Dr. Linda Mansfield, the Director of Sports Medicine for Beacon Medical Group, has studied concussions and football related injuries for nearly two decades and works closely with high schools in St. Joe County.
“Chronic means long term. Traumatic means head injuries. And encephalopathy means changes in the brain that changes in behavior or cognition,” said Dr. Mansfield.
According to the recent study, out of the 202 brains studied of former football players, 177 were diagnosed with CTE, a staggering 87 percent.
Out of that 177, 90 percent played on the college level and 21 percent were high school athletes.
“These kids have a lot of stress on them. They are playing football; they’re going to practice and trying to keep up with their school work. And to see these kids have a concussion and walk around in a fog, it’s a real problem for these kids,” said Dr. Mansfield.
So much so, that new rules are being implemented in Indiana by the IHSAA including a rule where essentially hitting a defenseless player with the body is illegal.
They’ve also prohibited full pad contact at practices to only twice per week after the first game.
Bob Kania is a Hall of Fame Official who has called games for over 50 years.
“It’s changed the way coach’s coach. It’s changed the way techniques in tackling are coached. One of the things I always tell officials. We have a responsibility to act if a kid is not right, is not acting right, if he’s a little disoriented, get him out of the game,” said Kania.
Mansfield says it’s not only up to officials, but coaches and parents, as well.
“There’s no set number of you have an x amount of concussions and you cannot play. But what I try to discuss with the players and parents if we start to see some symptoms, which seem to be permanent, it’s time to start protecting your brain by not going in to the game,” said Dr. Mansfield.
The repercussions of staying in the game can be deadly in the long-term.
Long-time NFL players like Junior Seau battled depression for years which some say is a result of years of head injuries leading to CTE.
Seau took his own life at the age of 43.
Former Notre Dame Wide Receiver and NFL Hall of Famer Tim Brown, who knew Seau well, said he will not shy away from putting his son in football because of the new report.
“My son played football last year and I was the coach. We went over tackling and all that. Not one head problem the whole year. I’m not gonna let him shy away because he’s a very aggressive kid,” said Brown.
‘Rocket’ Ismail is a Former Notre Dame kick returner and wide receiver.
“It’s a very demanding physical sport and emotional sport.

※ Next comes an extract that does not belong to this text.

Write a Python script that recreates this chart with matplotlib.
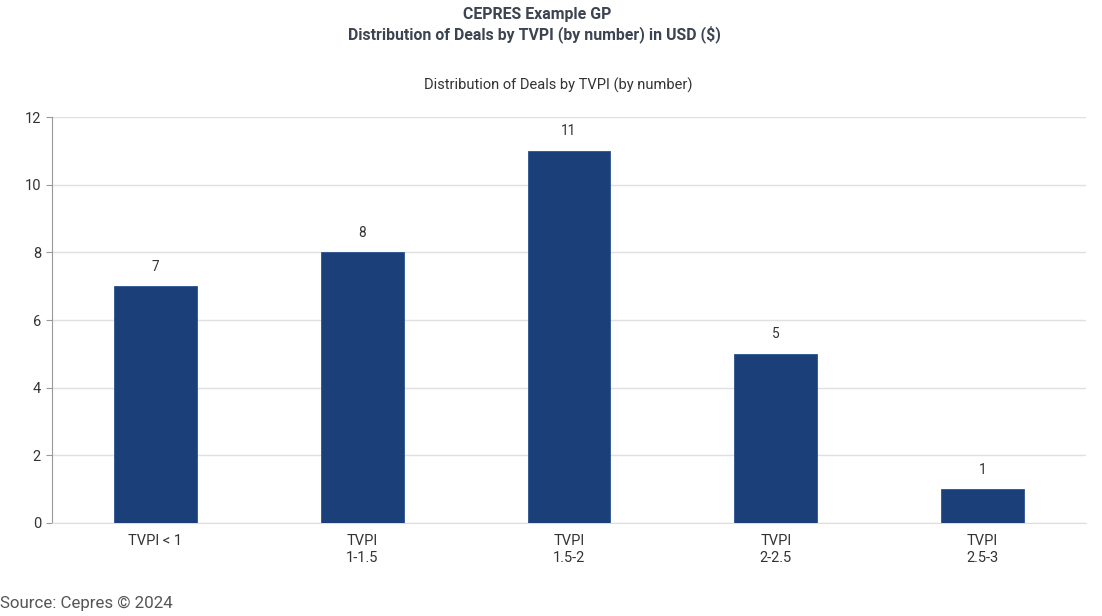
import matplotlib
matplotlib.use("Agg")
import matplotlib.pyplot as plt

categories = ["TVPI < 1", "TVPI\n1-1.5", "TVPI\n1.5-2", "TVPI\n2-2.5", "TVPI\n2.5-3"]
deal_counts = [7, 8, 11, 5, 1]
y_ticks = [0, 2, 4, 6, 8, 10, 12]

plt.rcParams['font.family'] = ['Roboto', 'DejaVu Sans']

fig = plt.figure(figsize=(11.02, 6.16), dpi=100)
ax = fig.add_axes([52/1102, 1-523/616, (1086-52)/1102, (523-117)/616])

x = list(range(len(categories)))
bars = ax.bar(x, deal_counts, width=0.4, color="#1b3f78", edgecolor="#2b528f", linewidth=0.6, zorder=3)
for xi, v in zip(x, deal_counts):
    ax.annotate(str(v), (xi, v), xytext=(0, 9), textcoords="offset points",
                ha="center", va="bottom", fontsize=9.8, color="#333333")

ax.set_xlim(-0.5, len(categories) - 0.5)
ax.set_ylim(0, 12)
ax.set_yticks(y_ticks)
ax.set_xticks(x)
ax.set_xticklabels(categories, fontsize=10.5, color="#333333", linespacing=1.25, va="top")
ax.tick_params(axis="x", length=0, pad=8)
ax.tick_params(axis="y", length=4, color="#999999", labelsize=10.5, labelcolor="#333333", pad=4)
ax.grid(axis="y", color="#e0e0e0", linewidth=1, zorder=0)
for s in ["top", "right"]:
    ax.spines[s].set_visible(False)
ax.spines["left"].set_color("#999999")
ax.spines["bottom"].set_color("#dddddd")

fig.text(537/1102, 1-15/616, "CEPRES Example GP", ha="center", va="center",
         fontsize=11.4, fontweight="bold", color="#3d4451")
fig.text(534/1102, 1-34/616, "Distribution of Deals by TVPI (by number) in USD ($)", ha="center", va="center",
         fontsize=11.4, fontweight="bold", color="#3d4451")
fig.text(558/1102, 1-85/616, "Distribution of Deals by TVPI (by number)", ha="center", va="center",
         fontsize=10.5, color="#333333")
fig.text(0, 1-603/616, "Source: Cepres \u00a9 2024", ha="left", va="center",
         fontsize=12.2, color="#555555")

fig.savefig("out.png", dpi=100, facecolor="white")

And life is very demanding and you have to be able to handle yourself to navigate life. When you are young, football can be a great analogy. There great risk and there is great reward,” said Ismail.
If the study is a precursor of things to come, the risk far outweighs the reward especially for the families of those affected.
Mansfield says in the broad scope the research is still in its infancy but new technology like safer helmets and pads are a step in the right direction.
“They haven’t proven that those have been successful in preventing concussions, but what they have found successful is changing the training and changing the rules,” said Dr. Mansfield.